The Angels’ losing streak has been a huge setback for them -- but a godsend for these five teams (listed in order of record through Tuesday):
Red Sox (29-27)
No team has turned its fortunes around more since May 11 than the Red Sox, who responded to an 11-20 start by going 18-7, through Tuesday's win over the Angels. The Red Sox have been one of the hottest teams in baseball over the last month, and while it hasn’t helped them that much in the AL East (they’re still in fourth), it has rocketed them into the third Wild Card spot, thanks to the Angels’ struggles. (If the Angels had merely gone 6-6 during those 12 games that cost Maddon his job, the Red Sox would still have been 5 1/2 games behind.)
This hasn’t just changed Boston’s fortunes, it has changed the entire trade market. If the Red Sox felt like they weren’t in realistic striking distance, they might have been more likely to start trading away some of their key pieces, perhaps even Rafael Devers or Xander Bogaerts. No longer: The Red Sox are right in the thick of this thing, and they have the Angels to thank.
It’s typically the rotation that keeps Cleveland in the race, but this year, it has been the bats (and parts of the bullpen). José Ramírez is having another MVP-caliber season, but Owen Miller, Andrés Giménez, Steven Kwan and Josh Naylor have lengthened the Guardians’ lineup to make it look better than it has in years. The rotation hasn’t entirely kicked into gear yet, but it probably will, which means the Guardians can feel fortunate about having plenty of growth potential. (They even have a positive run differential.)

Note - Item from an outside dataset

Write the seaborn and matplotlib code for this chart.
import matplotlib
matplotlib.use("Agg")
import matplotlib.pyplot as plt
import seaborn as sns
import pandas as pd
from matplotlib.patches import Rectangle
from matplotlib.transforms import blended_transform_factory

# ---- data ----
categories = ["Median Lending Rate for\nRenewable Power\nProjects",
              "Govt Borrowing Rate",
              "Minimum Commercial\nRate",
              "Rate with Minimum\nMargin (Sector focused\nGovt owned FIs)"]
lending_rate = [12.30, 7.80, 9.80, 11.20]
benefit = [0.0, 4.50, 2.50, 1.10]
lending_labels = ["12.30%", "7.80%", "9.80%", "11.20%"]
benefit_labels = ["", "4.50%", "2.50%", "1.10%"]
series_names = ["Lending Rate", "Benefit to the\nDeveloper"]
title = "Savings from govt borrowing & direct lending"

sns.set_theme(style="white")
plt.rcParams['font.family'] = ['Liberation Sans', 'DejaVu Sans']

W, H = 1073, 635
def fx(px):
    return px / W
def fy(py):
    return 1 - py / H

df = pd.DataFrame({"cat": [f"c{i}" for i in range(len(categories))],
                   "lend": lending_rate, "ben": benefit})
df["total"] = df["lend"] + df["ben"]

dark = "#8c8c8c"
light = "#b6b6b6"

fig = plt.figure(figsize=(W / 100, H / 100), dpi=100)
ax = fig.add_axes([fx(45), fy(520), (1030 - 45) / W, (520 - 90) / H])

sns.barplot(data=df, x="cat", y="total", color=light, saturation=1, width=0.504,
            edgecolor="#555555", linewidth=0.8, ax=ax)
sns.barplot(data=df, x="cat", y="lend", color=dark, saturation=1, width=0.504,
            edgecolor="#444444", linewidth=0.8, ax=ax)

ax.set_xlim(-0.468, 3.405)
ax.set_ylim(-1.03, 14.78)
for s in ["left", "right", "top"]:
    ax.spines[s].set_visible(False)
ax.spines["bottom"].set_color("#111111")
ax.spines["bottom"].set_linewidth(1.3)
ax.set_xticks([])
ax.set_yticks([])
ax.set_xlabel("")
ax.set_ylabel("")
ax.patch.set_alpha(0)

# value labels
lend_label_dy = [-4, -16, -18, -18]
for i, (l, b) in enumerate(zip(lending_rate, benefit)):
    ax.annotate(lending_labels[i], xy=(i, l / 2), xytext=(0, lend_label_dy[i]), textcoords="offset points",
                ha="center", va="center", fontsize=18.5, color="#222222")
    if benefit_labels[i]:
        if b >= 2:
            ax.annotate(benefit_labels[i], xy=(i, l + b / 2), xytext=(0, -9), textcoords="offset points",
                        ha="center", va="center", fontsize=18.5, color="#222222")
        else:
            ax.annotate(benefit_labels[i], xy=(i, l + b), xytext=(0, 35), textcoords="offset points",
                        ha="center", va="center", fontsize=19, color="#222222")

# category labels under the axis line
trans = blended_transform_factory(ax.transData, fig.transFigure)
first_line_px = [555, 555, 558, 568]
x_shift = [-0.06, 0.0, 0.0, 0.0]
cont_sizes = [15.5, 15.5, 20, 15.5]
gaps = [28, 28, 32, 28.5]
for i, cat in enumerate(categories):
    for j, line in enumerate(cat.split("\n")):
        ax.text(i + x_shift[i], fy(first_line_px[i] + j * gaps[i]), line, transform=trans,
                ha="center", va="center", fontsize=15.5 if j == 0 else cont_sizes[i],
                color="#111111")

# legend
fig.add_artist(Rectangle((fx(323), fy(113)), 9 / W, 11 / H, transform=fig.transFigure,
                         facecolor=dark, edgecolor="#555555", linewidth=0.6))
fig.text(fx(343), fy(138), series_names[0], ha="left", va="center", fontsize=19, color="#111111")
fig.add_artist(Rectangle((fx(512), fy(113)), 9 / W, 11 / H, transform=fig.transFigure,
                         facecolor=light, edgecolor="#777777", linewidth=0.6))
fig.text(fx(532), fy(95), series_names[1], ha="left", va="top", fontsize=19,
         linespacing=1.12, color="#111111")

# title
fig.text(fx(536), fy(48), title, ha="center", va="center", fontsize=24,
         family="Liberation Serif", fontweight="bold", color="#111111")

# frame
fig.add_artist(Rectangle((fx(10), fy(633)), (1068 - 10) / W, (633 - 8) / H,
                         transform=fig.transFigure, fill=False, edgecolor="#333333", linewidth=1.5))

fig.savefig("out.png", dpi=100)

Bringing in another bat probably wouldn’t hurt, though this hasn’t always been the most proactive franchise. But they’re in the game still, and they wouldn’t be without the Angels’ fall.
White Sox (26-27)
Like the Guardians, the White Sox are hardly out of the division race. (Again, FanGraphs still has them as the favorites in the AL Central.) That does seem a little optimistic, especially with the loss of Tim Anderson, who had been carrying this weary, banged-up team for a few weeks before heading to the injured list with a groin strain.
But there is reason for hope, and not just because the Twins don’t look as strong as the Yankees or Astros do atop their divisions. Lance Lynn should be back this week, Eloy Jiménez is on a rehab assignment and Anderson isn’t that far away. The Angels have given the White Sox a backup plan if they can’t crawl back in this division. It remains to be seen how much they will need it.

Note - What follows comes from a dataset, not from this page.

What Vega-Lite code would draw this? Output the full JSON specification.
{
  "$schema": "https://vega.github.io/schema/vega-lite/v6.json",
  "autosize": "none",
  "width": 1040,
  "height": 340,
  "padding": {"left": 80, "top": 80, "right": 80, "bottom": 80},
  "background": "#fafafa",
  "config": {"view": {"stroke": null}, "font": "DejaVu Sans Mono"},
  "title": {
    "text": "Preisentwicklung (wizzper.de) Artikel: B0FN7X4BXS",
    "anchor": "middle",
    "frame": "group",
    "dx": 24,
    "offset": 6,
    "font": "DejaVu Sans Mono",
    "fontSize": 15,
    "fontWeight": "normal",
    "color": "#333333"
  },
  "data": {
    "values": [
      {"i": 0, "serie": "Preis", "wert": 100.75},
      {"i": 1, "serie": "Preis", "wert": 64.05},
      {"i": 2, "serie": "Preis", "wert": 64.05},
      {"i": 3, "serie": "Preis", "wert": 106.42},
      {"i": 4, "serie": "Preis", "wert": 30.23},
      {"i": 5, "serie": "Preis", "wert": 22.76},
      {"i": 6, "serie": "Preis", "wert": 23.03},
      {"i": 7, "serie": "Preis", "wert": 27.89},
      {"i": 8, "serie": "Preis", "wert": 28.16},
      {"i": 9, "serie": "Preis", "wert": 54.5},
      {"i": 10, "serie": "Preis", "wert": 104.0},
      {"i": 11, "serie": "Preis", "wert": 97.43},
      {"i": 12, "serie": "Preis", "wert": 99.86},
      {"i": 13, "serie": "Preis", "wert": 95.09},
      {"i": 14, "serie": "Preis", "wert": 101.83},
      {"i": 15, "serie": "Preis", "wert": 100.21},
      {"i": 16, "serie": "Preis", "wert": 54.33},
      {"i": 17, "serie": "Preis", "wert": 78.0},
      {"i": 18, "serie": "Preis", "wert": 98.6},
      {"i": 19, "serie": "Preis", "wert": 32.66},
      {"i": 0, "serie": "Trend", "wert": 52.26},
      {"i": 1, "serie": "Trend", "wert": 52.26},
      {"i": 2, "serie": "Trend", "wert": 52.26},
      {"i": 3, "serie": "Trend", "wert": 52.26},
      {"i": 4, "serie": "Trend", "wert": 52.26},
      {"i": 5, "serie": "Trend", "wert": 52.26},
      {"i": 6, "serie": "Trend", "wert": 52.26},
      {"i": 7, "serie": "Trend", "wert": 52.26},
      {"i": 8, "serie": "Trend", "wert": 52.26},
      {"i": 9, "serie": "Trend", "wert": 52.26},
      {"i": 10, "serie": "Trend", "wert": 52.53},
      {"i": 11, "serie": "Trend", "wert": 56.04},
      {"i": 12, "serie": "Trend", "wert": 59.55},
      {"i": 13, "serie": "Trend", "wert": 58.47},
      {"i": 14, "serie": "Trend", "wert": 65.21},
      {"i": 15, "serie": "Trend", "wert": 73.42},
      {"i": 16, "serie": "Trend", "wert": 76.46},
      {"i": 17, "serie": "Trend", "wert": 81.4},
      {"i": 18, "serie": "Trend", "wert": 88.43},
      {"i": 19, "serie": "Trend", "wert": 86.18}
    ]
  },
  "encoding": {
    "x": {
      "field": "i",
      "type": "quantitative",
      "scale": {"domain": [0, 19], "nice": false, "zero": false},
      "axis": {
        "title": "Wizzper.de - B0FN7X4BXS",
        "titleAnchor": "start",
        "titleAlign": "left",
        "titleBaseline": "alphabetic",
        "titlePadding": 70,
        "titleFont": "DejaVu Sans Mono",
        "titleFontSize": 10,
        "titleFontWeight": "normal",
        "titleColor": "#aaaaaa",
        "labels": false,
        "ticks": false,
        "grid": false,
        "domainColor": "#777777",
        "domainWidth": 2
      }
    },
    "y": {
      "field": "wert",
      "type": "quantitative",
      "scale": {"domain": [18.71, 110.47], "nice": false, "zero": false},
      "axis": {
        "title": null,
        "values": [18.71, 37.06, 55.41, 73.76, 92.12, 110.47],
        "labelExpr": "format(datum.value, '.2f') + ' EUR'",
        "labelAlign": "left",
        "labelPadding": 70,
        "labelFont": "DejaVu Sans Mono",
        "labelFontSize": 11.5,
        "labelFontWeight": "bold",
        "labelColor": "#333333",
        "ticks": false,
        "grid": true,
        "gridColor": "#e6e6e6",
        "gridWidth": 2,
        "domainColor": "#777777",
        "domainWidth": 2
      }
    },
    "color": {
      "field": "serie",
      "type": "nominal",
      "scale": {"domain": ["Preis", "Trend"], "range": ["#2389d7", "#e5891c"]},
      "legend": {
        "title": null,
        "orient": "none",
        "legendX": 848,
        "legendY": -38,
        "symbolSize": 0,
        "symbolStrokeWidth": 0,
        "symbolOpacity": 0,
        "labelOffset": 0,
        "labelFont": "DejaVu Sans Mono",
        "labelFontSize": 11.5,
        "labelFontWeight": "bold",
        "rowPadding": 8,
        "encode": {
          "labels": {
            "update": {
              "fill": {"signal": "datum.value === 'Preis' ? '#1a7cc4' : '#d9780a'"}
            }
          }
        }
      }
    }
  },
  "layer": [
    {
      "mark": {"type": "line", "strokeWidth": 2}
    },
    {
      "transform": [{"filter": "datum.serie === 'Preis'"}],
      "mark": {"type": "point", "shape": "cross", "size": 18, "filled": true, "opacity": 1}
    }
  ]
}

Again, if the Angels had gone 6-6 over those dozen games, the Rangers would still be in third place in the AL West, but 6 1/2 games out of second rather than tied with L.A. And let’s face it: No one would be considering the Rangers serious contenders. People might not be considering them that now, regardless. FanGraphs gives them 4.2% odds of making the playoffs, which is only a little bit higher than the Cubs. But the Rangers get to appear on this list because of the Angels’ fall.
Oh, no way we’re counting the Mariners out at this point. Their dreadful start had fans worried that their offseason optimism was just another example of Lucy pulling the football away from Charlie Brown, but Seattle has been playing better lately. The Mariners are 6-4 in their last 10 games and have won each of their past three series (with a chance to make it four in Wednesday's finale in Houston). Seattle is suddenly 1 1/2 games behind the Angels and four games out of the last Wild Card spot. (FanGraphs has them with 12.2% playoff odds, which is perfectly respectable considering how this season started.) The Mariners could have been buried. But thanks to the Angels, they have hope. Though Mariners fans know how dangerous hope can be.

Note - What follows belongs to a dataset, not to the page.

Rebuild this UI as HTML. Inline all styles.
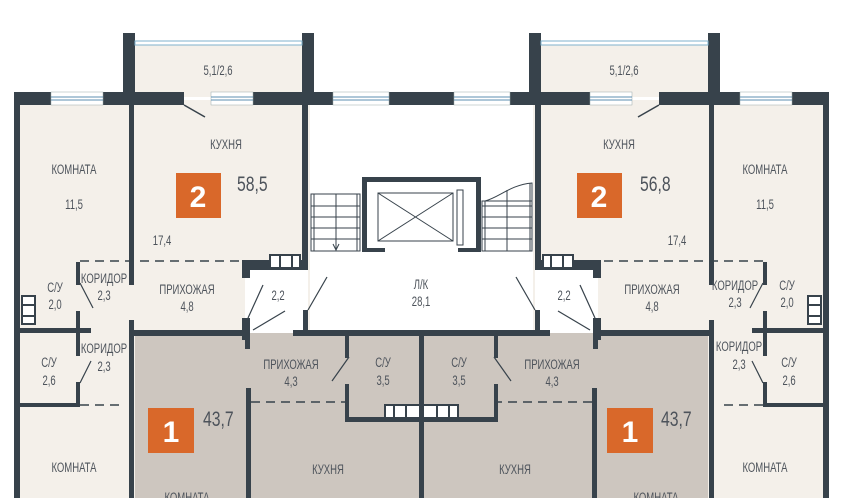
<!DOCTYPE html>
<html><head><meta charset="utf-8"><style>
html,body{margin:0;padding:0;background:#fff;width:845px;height:498px;overflow:hidden}
svg{display:block}
text{font-family:"Liberation Sans Narrow","Liberation Sans",sans-serif;fill:#4d535b;font-size:14px;text-anchor:middle}
.l text{transform:scaleX(.68);transform-box:fill-box;transform-origin:center}
.big{font-size:21px;transform:scaleX(.75);transform-box:fill-box;transform-origin:left center}
.bd{fill:#fff;font-size:30px;font-weight:bold}
</style></head><body>
<svg width="845" height="498" viewBox="0 0 845 498" xmlns="http://www.w3.org/2000/svg">
<defs>
<g id="half">
  <rect x="135" y="42" width="170" height="55" fill="#f4f0ea"/>
  <rect x="20" y="100" width="290" height="232" fill="#f4f0ea"/>
  <rect x="245" y="262" width="63" height="70" fill="#fff"/>
  <rect x="20" y="332" width="115" height="166" fill="#f4f0ea"/>
  <rect x="135" y="333" width="287" height="165" fill="#cdc6bf"/>
  <rect x="123" y="33" width="12" height="70" fill="#37424b"/>
  <rect x="302" y="33" width="12" height="70" fill="#37424b"/>
  <rect x="135" y="41" width="167" height="4" fill="#fff" stroke="#7fb2cc" stroke-width="1"/>
  <rect x="14" y="92" width="170" height="13" fill="#37424b"/>
  <rect x="211" y="92" width="211" height="13" fill="#37424b"/>
  <rect x="51" y="92" width="52" height="13" fill="#fff" stroke="#9aa" stroke-width=".5"/>
  <line x1="51" y1="97" x2="103" y2="97" stroke="#5c8fb0" stroke-width="1"/><line x1="51" y1="100" x2="103" y2="100" stroke="#5c8fb0" stroke-width="1"/>
  <rect x="211" y="92" width="42" height="13" fill="#fff" stroke="#9aa" stroke-width=".5"/>
  <line x1="211" y1="97" x2="253" y2="97" stroke="#5c8fb0"/><line x1="211" y1="100" x2="253" y2="100" stroke="#5c8fb0"/>
  <rect x="333" y="92" width="56" height="13" fill="#fff" stroke="#9aa" stroke-width=".5"/>
  <line x1="333" y1="97" x2="389" y2="97" stroke="#5c8fb0"/><line x1="333" y1="100" x2="389" y2="100" stroke="#5c8fb0"/>
  <line x1="184" y1="105" x2="205" y2="117" stroke="#37424b" stroke-width="1.5"/>
  <rect x="14" y="92" width="6" height="406" fill="#37424b"/>
  <rect x="129" y="105" width="5" height="180" fill="#37424b"/>
  <rect x="129" y="320" width="5" height="178" fill="#37424b"/>
  <rect x="302" y="105" width="6" height="165" fill="#37424b"/>
  <rect x="242" y="260" width="8" height="18" fill="#37424b"/>
  <rect x="242" y="260" width="66" height="10" fill="#37424b"/>
  <rect x="270" y="255" width="30" height="13" fill="#fff" stroke="#37424b" stroke-width="2"/>
  <line x1="280" y1="255" x2="280" y2="268" stroke="#37424b" stroke-width="2"/><line x1="292" y1="255" x2="292" y2="268" stroke="#37424b" stroke-width="2"/>
  <line x1="80" y1="261" x2="240" y2="261" stroke="#37424b" stroke-width="1.5" stroke-dasharray="9,6"/>
  <rect x="76" y="262" width="4" height="23" fill="#37424b"/>
  <rect x="76" y="311" width="4" height="45" fill="#37424b"/>
  <rect x="20" y="328" width="71" height="5" fill="#37424b"/>
  <rect x="22" y="296" width="13" height="28" fill="#fff" stroke="#37424b" stroke-width="2"/>
  <line x1="22" y1="305" x2="35" y2="305" stroke="#37424b" stroke-width="2"/><line x1="22" y1="316" x2="35" y2="316" stroke="#37424b" stroke-width="2"/>
  <line x1="80" y1="283" x2="93" y2="308" stroke="#37424b" stroke-width="1.2"/>
  <line x1="80" y1="383" x2="91" y2="361" stroke="#37424b" stroke-width="1.2"/>
  <rect x="76" y="382" width="4" height="24" fill="#37424b"/>
  <rect x="20" y="403" width="60" height="4" fill="#37424b"/>
  <line x1="80" y1="405" x2="125" y2="405" stroke="#37424b" stroke-width="1.5" stroke-dasharray="9,6"/>
  <rect x="130" y="330" width="120" height="6" fill="#37424b"/>
  <rect x="293" y="330" width="129" height="6" fill="#37424b"/>
  <rect x="242" y="318" width="8" height="22" fill="#37424b"/>
  <rect x="303" y="310" width="5" height="22" fill="#37424b"/>
  <line x1="248" y1="318" x2="263" y2="285" stroke="#37424b" stroke-width="1.2"/>
  <line x1="253" y1="330" x2="285" y2="311" stroke="#37424b" stroke-width="1.2"/>
  <line x1="308" y1="310" x2="327" y2="277" stroke="#37424b" stroke-width="1.2"/>
  <rect x="245" y="333" width="5" height="16" fill="#37424b"/>
  <rect x="246" y="388" width="5" height="110" fill="#37424b"/>
  <line x1="251" y1="402" x2="345" y2="402" stroke="#37424b" stroke-width="1.5" stroke-dasharray="9,6"/>
  <rect x="345" y="335" width="4" height="23" fill="#37424b"/>
  <rect x="345" y="384" width="4" height="38" fill="#37424b"/>
  <line x1="349" y1="357" x2="332" y2="381" stroke="#37424b" stroke-width="1.2"/>
  <rect x="345" y="417" width="77" height="5" fill="#37424b"/>
  <rect x="385" y="405" width="37" height="13" fill="#fff" stroke="#37424b" stroke-width="2"/>
  <line x1="394" y1="405" x2="394" y2="418" stroke="#37424b" stroke-width="2"/><line x1="406" y1="405" x2="406" y2="418" stroke="#37424b" stroke-width="2"/>
  <rect x="419" y="335" width="3" height="163" fill="#37424b"/>
  <rect x="362" y="177" width="60" height="5" fill="#37424b"/>
  <rect x="362" y="177" width="5" height="75" fill="#37424b"/>
  <rect x="362" y="248" width="23" height="4" fill="#37424b"/>
</g>
</defs>
<use href="#half"/>
<use href="#half" transform="translate(843,0) scale(-1,1)"/>
<rect x="378" y="193" width="75" height="48" fill="none" stroke="#37424b" stroke-width="1"/>
<line x1="378" y1="193" x2="453" y2="241" stroke="#37424b"/><line x1="378" y1="241" x2="453" y2="193" stroke="#37424b"/>
<rect x="457" y="190" width="6" height="55" fill="#fff" stroke="#37424b"/>
<g stroke="#37424b" stroke-width="1" fill="none">
<rect x="311" y="194" width="49" height="57"/>
<line x1="314" y1="194" x2="314" y2="251"/><line x1="336" y1="194" x2="336" y2="251"/><line x1="357" y1="194" x2="357" y2="251"/>
<line x1="311" y1="206" x2="360" y2="206"/><line x1="311" y1="217" x2="360" y2="217"/><line x1="311" y1="228" x2="360" y2="228"/><line x1="311" y1="239" x2="360" y2="239"/>
<polyline points="333,244 336,250 339,244"/>
<rect x="482" y="201" width="50" height="50"/>
<path d="M485,201 C500,197 510,185 532,183 L532,201"/>
<line x1="485" y1="201" x2="485" y2="251"/><line x1="507" y1="190" x2="507" y2="251"/><line x1="530" y1="183" x2="530" y2="251"/>
<line x1="482" y1="206" x2="532" y2="206"/><line x1="482" y1="217" x2="532" y2="217"/><line x1="482" y1="228" x2="532" y2="228"/><line x1="482" y1="239" x2="532" y2="239"/>
</g>
<rect x="176" y="173" width="45" height="45" fill="#d9682a"/><text class="bd" x="198" y="207">2</text>
<rect x="577" y="173" width="45" height="45" fill="#d9682a"/><text class="bd" x="599" y="207">2</text>
<rect x="148" y="408" width="46" height="45" fill="#d9682a"/><text class="bd" x="171" y="442">1</text>
<rect x="607" y="408" width="46" height="45" fill="#d9682a"/><text class="bd" x="630" y="442">1</text>
<text class="big" x="237" y="191" style="text-anchor:start">58,5</text>
<text class="big" x="640" y="191" style="text-anchor:start">56,8</text>
<text class="big" x="203" y="426" style="text-anchor:start">43,7</text>
<text class="big" x="661" y="426" style="text-anchor:start">43,7</text>
<g class="l">
<text x="218" y="75">5,1/2,6</text><text x="624" y="75">5,1/2,6</text>
<text x="226" y="149">КУХНЯ</text><text x="619" y="149">КУХНЯ</text>
<text x="74" y="174">КОМНАТА</text><text x="74" y="209">11,5</text>
<text x="765" y="174">КОМНАТА</text><text x="765" y="209">11,5</text>
<text x="162" y="245">17,4</text><text x="677" y="245">17,4</text>
<text x="55" y="292">С/У</text><text x="55" y="309">2,0</text>
<text x="104" y="283">КОРИДОР</text><text x="104" y="300">2,3</text>
<text x="187" y="294">ПРИХОЖАЯ</text><text x="187" y="311">4,8</text>
<text x="278" y="300">2,2</text><text x="564" y="300">2,2</text>
<text x="421" y="289">Л/К</text><text x="421" y="306">28,1</text>
<text x="652" y="294">ПРИХОЖАЯ</text><text x="652" y="311">4,8</text>
<text x="735" y="290">КОРИДОР</text><text x="735" y="307">2,3</text>
<text x="787" y="290">С/У</text><text x="787" y="307">2,0</text>
<text x="49" y="367">С/У</text><text x="49" y="385">2,6</text>
<text x="104" y="353">КОРИДОР</text><text x="104" y="371">2,3</text>
<text x="739" y="351">КОРИДОР</text><text x="739" y="369">2,3</text>
<text x="789" y="367">С/У</text><text x="789" y="385">2,6</text>
<text x="291" y="369">ПРИХОЖАЯ</text><text x="291" y="386">4,3</text>
<text x="383" y="367">С/У</text><text x="383" y="385">3,5</text>
<text x="459" y="367">С/У</text><text x="459" y="385">3,5</text>
<text x="552" y="369">ПРИХОЖАЯ</text><text x="552" y="386">4,3</text>
<text x="74" y="472">КОМНАТА</text><text x="765" y="472">КОМНАТА</text>
<text x="328" y="474">КУХНЯ</text><text x="515" y="474">КУХНЯ</text>
<text x="187" y="502">КОМНАТА</text><text x="656" y="502">КОМНАТА</text>
</g>
</svg>
</body></html>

It is worth remembering, of course, that the Angels (25.5% odds) are hardly out of this themselves. It’s not as if things can go much worse than they are right now -- depending on the severity of Mike Trout's groin strain.
They’re only 2 1/2 games behind the Red Sox for that final spot. But when you think of where they were two weeks ago, and where they are now … well, it’s just a shame. A shame for the Angels, anyway. But for much of the rest of the American League? It’s a bountiful harvest.